__WHAT YOU NEED TO DO__
Retype only the lines from the top of the records to the line with "plt.rcParams['lines.scale_dashes'] = False", including that line but none of the pictures.

(Source code of charts)
━━━━━━━━━━━━━━━━━━━━
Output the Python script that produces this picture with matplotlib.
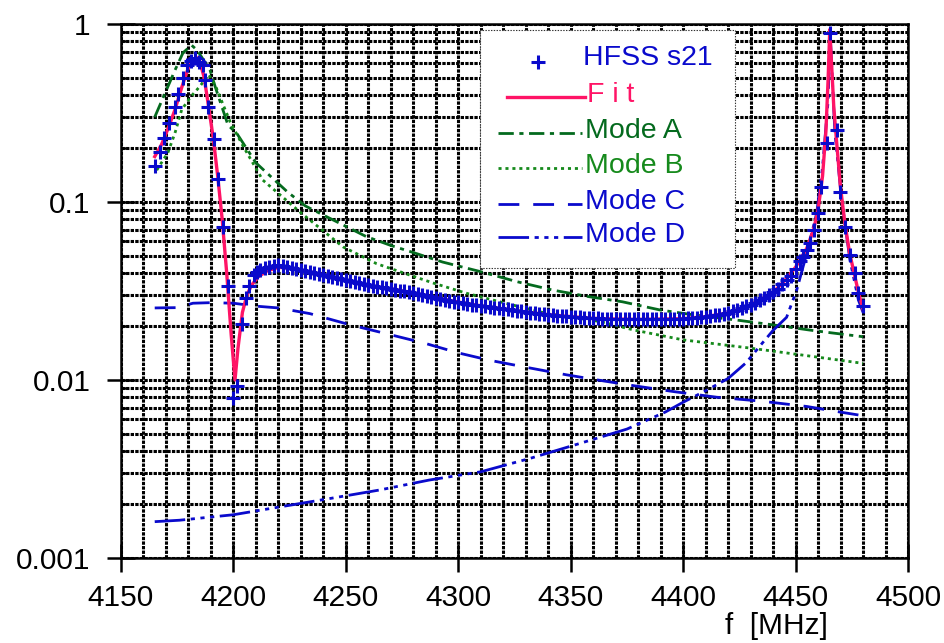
import numpy as np
import matplotlib
matplotlib.use('Agg')
import matplotlib.pyplot as plt
from matplotlib.lines import Line2D
from matplotlib.patches import Rectangle
from matplotlib.ticker import FixedLocator, MultipleLocator, NullFormatter, LogLocator

plt.rcParams['font.family'] = ['Liberation Sans', 'DejaVu Sans']
plt.rcParams['lines.scale_dashes'] = False

# ---------------- data ----------------
hfss_f = [4165.0, 4167.3, 4169.3, 4171.4, 4174.0, 4175.5, 4177.7, 4179.5, 4181.0, 4183.0,
          4184.8, 4186.3, 4187.4, 4188.8, 4191.4, 4193.3, 4195.5, 4197.4, 4199.9, 4201.4,
          4203.7, 4205.4, 4206.9, 4209.1, 4210.5,
          4212, 4214, 4216, 4218, 4220, 4222, 4224, 4226, 4228, 4230,
          4232, 4234, 4236, 4238, 4240, 4242, 4244, 4246, 4248, 4250,
          4252, 4254, 4256, 4258, 4260, 4262, 4264, 4266, 4268, 4270,
          4272, 4274, 4276, 4278, 4280, 4282, 4284, 4286, 4288, 4290,
          4292, 4294, 4296, 4298, 4300, 4302, 4304, 4306, 4308, 4310,
          4312, 4314, 4316, 4318, 4320, 4322, 4324, 4326, 4328, 4330,
          4332, 4334, 4336, 4338, 4340, 4342, 4344, 4346, 4348, 4350,
          4352, 4354, 4356, 4358, 4360, 4362, 4364, 4366, 4368, 4370,
          4372, 4374, 4376, 4378, 4380, 4382, 4384, 4386, 4388, 4390,
          4392, 4394, 4396, 4398, 4400, 4402, 4404, 4406, 4408, 4410,
          4412, 4414, 4416, 4418, 4420, 4422, 4424, 4426, 4428, 4430,
          4432, 4434, 4436, 4438, 4440, 4442, 4444, 4446, 4448, 4450,
          4452, 4453.4, 4455, 4456.4, 4458.2, 4460.1, 4461.1, 4463.8, 4465.3,
          4468.3, 4469.8, 4472.0, 4474.2, 4476.4, 4477.9, 4480.1]
hfss_s21 = [0.16, 0.19, 0.228, 0.279, 0.343, 0.404, 0.50, 0.589, 0.622, 0.641,
            0.614, 0.589, 0.484, 0.343, 0.225, 0.134, 0.0726, 0.0337, 0.0079, 0.0093,
            0.0206, 0.0288, 0.0337, 0.0389, 0.0402,
            0.0413, 0.0425, 0.0432, 0.0437, 0.0440, 0.0437, 0.0432, 0.0424, 0.0420, 0.0416,
            0.0410, 0.0403, 0.0399, 0.0395, 0.0390, 0.0385, 0.0380, 0.0375, 0.0369, 0.0364,
            0.0359, 0.0355, 0.0350, 0.0345, 0.0341, 0.0338, 0.0335, 0.0333, 0.0330, 0.0325,
            0.0321, 0.0318, 0.0315, 0.0311, 0.0308, 0.0305, 0.0302, 0.0297, 0.0292, 0.0289,
            0.0285, 0.0282, 0.0279, 0.0276, 0.0273, 0.0271, 0.0268, 0.0265, 0.0263, 0.0261,
            0.0259, 0.0257, 0.0255, 0.0253, 0.0251, 0.0249, 0.0247, 0.0245, 0.0243, 0.0241,
            0.0239, 0.0237, 0.0236, 0.0234, 0.0233, 0.0232, 0.0230, 0.0229, 0.0228, 0.0227,
            0.0226, 0.0225, 0.0224, 0.0223, 0.0222, 0.0222, 0.0221, 0.0221, 0.0220, 0.0220,
            0.0219, 0.0219, 0.0219, 0.0219, 0.0219, 0.0219, 0.0219, 0.0219, 0.0219, 0.0220,
            0.0220, 0.0220, 0.0221, 0.0221, 0.0221, 0.0222, 0.0223, 0.0224, 0.0225, 0.0227,
            0.0229, 0.0231, 0.0233, 0.0236, 0.0239, 0.0243, 0.0248, 0.0253, 0.0259, 0.0265,
            0.0272, 0.0280, 0.0290, 0.0300, 0.0312, 0.0325, 0.0346, 0.0365, 0.0385, 0.0420,
            0.0465, 0.0493, 0.0540, 0.0586, 0.0696, 0.0867, 0.122, 0.214, 0.886,
            0.254, 0.114, 0.0727, 0.0504, 0.0398, 0.0307, 0.0260]

fit_f = [4165, 4168, 4171, 4174, 4177, 4180, 4182, 4183.5, 4185, 4187, 4189, 4191, 4193,
         4195, 4197, 4199, 4200.7, 4202, 4204, 4206, 4208, 4211, 4215, 4220, 4225, 4230,
         4240, 4250, 4260, 4270, 4280, 4290, 4300, 4310, 4320, 4330, 4340, 4350, 4360,
         4370, 4380, 4390, 4400, 4410, 4420, 4430, 4440, 4445, 4450, 4455, 4458, 4460,
         4462, 4463.5, 4464.5, 4465.2, 4466, 4467, 4468.5, 4470, 4472, 4474, 4476, 4478, 4480]
fit_s21 = [0.18, 0.21, 0.26, 0.33, 0.44, 0.57, 0.63, 0.65, 0.62, 0.50, 0.34, 0.23, 0.14,
           0.08, 0.040, 0.018, 0.0100, 0.015, 0.024, 0.030, 0.034, 0.038, 0.041, 0.043,
           0.0425, 0.0415, 0.039, 0.0362, 0.034, 0.0325, 0.0309, 0.029, 0.0274, 0.0261,
           0.0251, 0.0241, 0.0233, 0.0227, 0.0222, 0.0220, 0.0219, 0.0220, 0.0221, 0.0227,
           0.0238, 0.0264, 0.031, 0.036, 0.043, 0.055, 0.070, 0.090, 0.14, 0.25, 0.50,
           0.93, 0.60, 0.34, 0.20, 0.12, 0.075, 0.052, 0.040, 0.031, 0.025]

modeA_f = [4165, 4170, 4174, 4177.6, 4181.4, 4184, 4189.6, 4192, 4197.6, 4201.4, 4210,
           4224, 4232, 4242, 4250, 4259, 4270, 4280, 4293, 4310, 4326, 4342, 4358, 4373,
           4390, 4405, 4424, 4440, 4456, 4466, 4480]
modeA_s = [0.30, 0.42, 0.55, 0.69, 0.76, 0.71, 0.55, 0.44, 0.27, 0.244, 0.166,
           0.114, 0.095, 0.082, 0.073, 0.064, 0.057, 0.052, 0.046, 0.0406, 0.0357, 0.032,
           0.0294, 0.0275, 0.0247, 0.0232, 0.0217, 0.0204, 0.0191, 0.0184, 0.0175]

modeB_f = [4165.9, 4170.9, 4174, 4177, 4181, 4185, 4189, 4192, 4195.5, 4198.5, 4204.4,
           4213, 4230, 4248.7, 4263.7, 4274, 4289, 4303.7, 4318.5, 4339, 4363, 4378, 4400,
           4430, 4455, 4480]
modeB_s = [0.151, 0.19, 0.244, 0.33, 0.39, 0.445, 0.52, 0.45, 0.35, 0.283, 0.205,
           0.133, 0.087, 0.056, 0.045, 0.0406, 0.035, 0.0307, 0.0275, 0.0237, 0.0213,
           0.0191, 0.0168, 0.0151, 0.0137, 0.0124]

modeC_f = [4165, 4175, 4182, 4190, 4200, 4210, 4220, 4234, 4252, 4268, 4285, 4300, 4314,
           4330, 4348, 4362, 4379, 4396, 4415, 4435, 4455, 4470, 4480]
modeC_s = [0.0254, 0.0255, 0.027, 0.0272, 0.027, 0.026, 0.0254, 0.0236, 0.0204, 0.0182,
           0.0161, 0.0142, 0.0129, 0.0118, 0.0107, 0.0100, 0.00925, 0.0086, 0.0080,
           0.0076, 0.0071, 0.0066, 0.0063]

modeD_f = [4165, 4176, 4200, 4221, 4243, 4265, 4287, 4310, 4332, 4354, 4375, 4392, 4400,
           4410, 4420, 4428, 4435, 4440, 4446, 4450.5, 4455, 4459.4, 4462, 4464.5, 4465.3,
           4467.5, 4470.5, 4474.2, 4478, 4480]
modeD_s = [0.0016, 0.00163, 0.00175, 0.00194, 0.00216, 0.00241, 0.00274, 0.00305,
           0.00363, 0.0044, 0.0053, 0.0066, 0.0075, 0.0087, 0.0102, 0.0125, 0.016, 0.019,
           0.0225, 0.032, 0.0516, 0.0867, 0.157, 0.374, 0.925, 0.244, 0.103, 0.047, 0.028,
           0.024]

x_ticks = [4150, 4200, 4250, 4300, 4350, 4400, 4450, 4500]
y_ticks = [0.001, 0.01, 0.1, 1]
y_ticklabels = ['0.001', '0.01', '0.1', '1']
legend_labels = ['HFSS s21', 'F i t', 'Mode A', 'Mode B', 'Mode C', 'Mode D']

# ---------------- styles ----------------
BLUE = '#0a0acc'
FIT = '#ff1466'
GA = '#046a1e'
GB = '#168a1c'
dashA = (0, (11, 4, 3, 4))
dashB = (0, (2.2, 2.8))
dashC = (0, (15, 10))
dashD = (0, (22, 4, 3, 4, 3, 4, 3, 4))

W, H = 945, 643
fig = plt.figure(figsize=(W / 100, H / 100), dpi=100)
ax = fig.add_axes([121 / W, 1 - 558 / H, (908 - 121) / W, (558 - 24) / H])
ax.set_yscale('log')
ax.set_xlim(4150, 4500)
ax.set_ylim(0.001, 1)

lw = 2.0
ax.plot(modeA_f, modeA_s, color=GA, lw=lw, linestyle=dashA, zorder=3)
ax.plot(modeB_f, modeB_s, color=GB, lw=lw, linestyle=dashB, zorder=3)
ax.plot(modeC_f, modeC_s, color=BLUE, lw=lw, linestyle=dashC, zorder=3)
ax.plot(modeD_f, modeD_s, color=BLUE, lw=lw, linestyle=dashD, zorder=3)
ax.plot(fit_f, fit_s21, color=FIT, lw=2.4, zorder=4)
ax.plot(hfss_f, hfss_s21, linestyle='none', marker='+', ms=9.5, mew=2.2,
        color=BLUE, zorder=5)

# grid
ax.xaxis.set_major_locator(FixedLocator(x_ticks))
ax.xaxis.set_minor_locator(MultipleLocator(10))
ax.set_xticklabels([str(v) for v in x_ticks])
ax.yaxis.set_major_locator(FixedLocator(y_ticks))
ax.set_yticklabels(y_ticklabels)
ax.yaxis.set_minor_locator(LogLocator(base=10, subs=np.arange(2, 10)))
ax.yaxis.set_minor_formatter(NullFormatter())
ax.grid(which='both', color='#000000', lw=2.2, linestyle=(0, (2.4, 0.9)), zorder=1)
ax.set_axisbelow(True)

for s in ax.spines.values():
    s.set_linewidth(1.8)
ax.tick_params(axis='both', which='major', direction='inout', length=20, width=1.8,
               labelsize=21.5)
ax.tick_params(axis='y', which='major', pad=12)
ax.tick_params(axis='x', which='major', pad=9)
ax.tick_params(axis='y', which='minor', direction='in', length=3.5, width=1.8)
ax.tick_params(axis='x', which='minor', length=0)

fig.text(776 / W, 1 - 626 / H, 'f  [MHz]', ha='center', va='center', fontsize=21.5)

# legend (manual, figure pixel coordinates)
def fx(x):
    return x / W

def fy(y):
    return 1 - y / H

box = Rectangle((fx(480), fy(268)), fx(735) - fx(480), fy(30) - fy(268),
                transform=fig.transFigure, facecolor='white', edgecolor='#333333',
                lw=0.8, linestyle=(0, (1, 1)), zorder=10)
fig.add_artist(box)

rows = [58, 95, 131, 166, 202, 235]
fig.add_artist(Line2D([fx(538)], [fy(rows[0] + 4)], transform=fig.transFigure,
                      marker='+', ms=9.5, mew=2.2, color=BLUE, linestyle='none', zorder=11))
fig.add_artist(Line2D([fx(507), fx(585)], [fy(rows[1] + 2)] * 2, transform=fig.transFigure,
                      color=FIT, lw=2.4, zorder=11))
handle_styles = [(GA, dashA), (GB, dashB), (BLUE, dashC), (BLUE, dashD)]
for (c, ls), r in zip(handle_styles, rows[2:]):
    fig.add_artist(Line2D([fx(498), fx(582)], [fy(r + 2)] * 2, transform=fig.transFigure,
                          color=c, lw=lw, linestyle=ls, zorder=11))
text_cols = [BLUE, FIT, GA, GB, BLUE, BLUE]
text_x = [583, 587, 585, 585, 585, 585]
for lab, c, r, tx in zip(legend_labels, text_cols, rows, text_x):
    fig.text(fx(tx), fy(r), lab, color=c, fontsize=20.5, ha='left', va='center', zorder=12)

fig.savefig('out.png', dpi=100)
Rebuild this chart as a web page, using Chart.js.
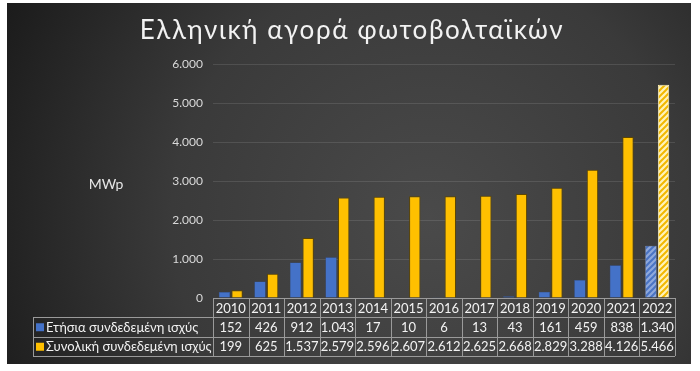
<!DOCTYPE html>
<html>
<head>
<meta charset="utf-8">
<script src="https://cdn.jsdelivr.net/npm/chart.js@4.4.1/dist/chart.umd.min.js"></script>
<style>
html,body{margin:0;padding:0;background:#fff;}
canvas{display:block;}
</style>
</head>
<body>
<canvas id="c" width="700" height="371"></canvas>
<script>
const titleText = 'Ελληνική αγορά φωτοβολταϊκών';
const unitLabel = 'MWp';
const years = ['2010','2011','2012','2013','2014','2015','2016','2017','2018','2019','2020','2021','2022'];
const seriesNames = ['Ετήσια συνδεδεμένη ισχύς', 'Συνολική συνδεδεμένη ισχύς'];
const annual = [152, 426, 912, 1043, 17, 10, 6, 13, 43, 161, 459, 838, 1340];
const cumulative = [199, 625, 1537, 2579, 2596, 2607, 2612, 2625, 2668, 2829, 3288, 4126, 5466];
const yTicks = [0, 1000, 2000, 3000, 4000, 5000, 6000];

const FONT = "Lato, 'Open Sans', 'Noto Sans', sans-serif";
const fmt = v => String(v).replace(/\B(?=(\d{3})+(?!\d))/g, '.');

const canvas = document.getElementById('c');
const ctx = canvas.getContext('2d');

function hatch(bg, fg) {
  const s = 6;
  const c = document.createElement('canvas');
  c.width = s; c.height = s;
  const g = c.getContext('2d');
  g.fillStyle = bg; g.fillRect(0, 0, s, s);
  g.strokeStyle = fg; g.lineWidth = 2;
  g.beginPath();
  g.moveTo(0, s); g.lineTo(s, 0);
  g.moveTo(-s/2, s/2); g.lineTo(s/2, -s/2);
  g.moveTo(s/2, s*1.5); g.lineTo(s*1.5, s/2);
  g.stroke();
  return ctx.createPattern(c, 'repeat');
}
const blueC = '#4472c8';
const yellowC = '#ffc000';
const blueHatch = hatch('#8fa9dc', '#4a74c4');
const yellowHatch = hatch('#fff3b8', '#f2b800');
const last = years.length - 1;

const bgPlugin = {
  id: 'bgPlugin',
  beforeDraw(chart) {
    const c = chart.ctx;
    c.save();
    c.fillStyle = '#ffffff';
    c.fillRect(0, 0, chart.width, chart.height);
    const g = c.createRadialGradient(430, 220, 0, 430, 220, 470);
    g.addColorStop(0, '#4a4a4a');
    g.addColorStop(0.55, '#3a3a3a');
    g.addColorStop(1, '#1c1c1c');
    c.fillStyle = g;
    c.fillRect(7, 3, 684, 361);
    c.restore();
  },
  afterDraw(chart) {
    const c = chart.ctx;
    const xs = chart.scales.x;
    const area = chart.chartArea;
    c.save();
    // title
    c.fillStyle = '#f2f2f2';
    c.font = "26px " + FONT;
    c.textAlign = 'center';
    c.textBaseline = 'middle';
    try { c.letterSpacing = '1.6px'; } catch (e) {}
    c.fillText(titleText, 352, 31);
    try { c.letterSpacing = '0px'; } catch (e) {}
    // unit label
    c.font = "14px " + FONT;
    c.fillStyle = '#e6e6e6';
    c.fillText(unitLabel, 106, 184);

    // data table
    const n = years.length;
    const cw = (area.right - area.left) / n;
    const left = area.left, right = area.right;
    const rowTop = [area.bottom, area.bottom + 19, area.bottom + 38.5];
    const rowBot = area.bottom + 58;
    const legL = 33;
    c.strokeStyle = '#9a9a9a';
    c.lineWidth = 1;
    c.beginPath();
    c.moveTo(left, Math.round(rowTop[0]) + 0.5); c.lineTo(right, Math.round(rowTop[0]) + 0.5);
    c.moveTo(legL, Math.round(rowTop[1]) + 0.5); c.lineTo(right, Math.round(rowTop[1]) + 0.5);
    c.moveTo(legL, Math.round(rowTop[2]) + 0.5); c.lineTo(right, Math.round(rowTop[2]) + 0.5);
    c.moveTo(legL, Math.round(rowBot) + 0.5); c.lineTo(right, Math.round(rowBot) + 0.5);
    for (let i = 0; i <= n; i++) {
      const x = Math.round(left + i * cw) + 0.5;
      c.moveTo(x, rowTop[0]); c.lineTo(x, rowBot);
    }
    c.moveTo(legL + 0.5, rowTop[1]); c.lineTo(legL + 0.5, rowBot);
    c.stroke();

    c.font = "13px " + FONT;
    c.fillStyle = '#f2f2f2';
    c.textAlign = 'center';
    const rows = [years, annual.map(fmt), cumulative.map(fmt)];
    const rowMid = [ (rowTop[0] + rowTop[1]) / 2 + 1, (rowTop[1] + rowTop[2]) / 2 + 1, (rowTop[2] + rowBot) / 2 + 1 ];
    for (let r = 0; r < 3; r++) {
      for (let i = 0; i < n; i++) {
        c.fillText(rows[r][i], xs.getPixelForValue(i), rowMid[r]);
      }
    }
    const keys = [blueC, yellowC];
    c.textAlign = 'left';
    for (let k = 0; k < 2; k++) {
      c.fillStyle = keys[k];
      c.fillRect(36, rowMid[k + 1] - 4.5, 8, 8);
      c.fillStyle = '#f2f2f2';
      c.fillText(seriesNames[k], 46, rowMid[k + 1]);
    }
    c.restore();
  }
};

new Chart(canvas, {
  type: 'bar',
  data: {
    labels: years,
    datasets: [
      {
        label: seriesNames[0],
        data: annual,
        backgroundColor: annual.map((v, i) => i === last ? blueHatch : blueC),
        borderColor: annual.map((v, i) => i === last ? '#9db3e0' : '#2f56a0'),
        borderWidth: 0.5,
        categoryPercentage: 0.71,
        barPercentage: 0.9
      },
      {
        label: seriesNames[1],
        data: cumulative,
        backgroundColor: cumulative.map((v, i) => i === last ? yellowHatch : yellowC),
        borderColor: cumulative.map((v, i) => i === last ? '#fff4c0' : '#5e4700'),
        borderWidth: 1,
        categoryPercentage: 0.71,
        barPercentage: 0.9
      }
    ]
  },
  options: {
    responsive: false,
    animation: false,
    devicePixelRatio: 1,
    layout: { padding: { top: 64, bottom: 73, left: 0, right: 25 } },
    plugins: { legend: { display: false }, title: { display: false }, tooltip: { enabled: false } },
    scales: {
      x: { display: false },
      y: {
        min: 0, max: 6000,
        afterFit(s) { s.width = 213; },
        afterBuildTicks(s) { s.ticks = yTicks.map(v => ({ value: v })); },
        ticks: {
          padding: 10,
          color: '#d9d9d9',
          font: { family: FONT, size: 12 },
          callback: v => fmt(v)
        },
        grid: { color: 'rgba(255,255,255,0.11)', drawTicks: false },
        border: { display: false }
      }
    }
  },
  plugins: [bgPlugin]
});
</script>
</body>
</html>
━━━━━━━━━━━━━━━━━━━━
__EXERCISE RESULT__
Output the Python script that produces this picture with matplotlib.
import numpy as np
import matplotlib
matplotlib.use('Agg')
import matplotlib.pyplot as plt
from matplotlib.lines import Line2D
from matplotlib.patches import Rectangle
from matplotlib.ticker import FixedLocator, MultipleLocator, NullFormatter, LogLocator

plt.rcParams['font.family'] = ['Liberation Sans', 'DejaVu Sans']
plt.rcParams['lines.scale_dashes'] = False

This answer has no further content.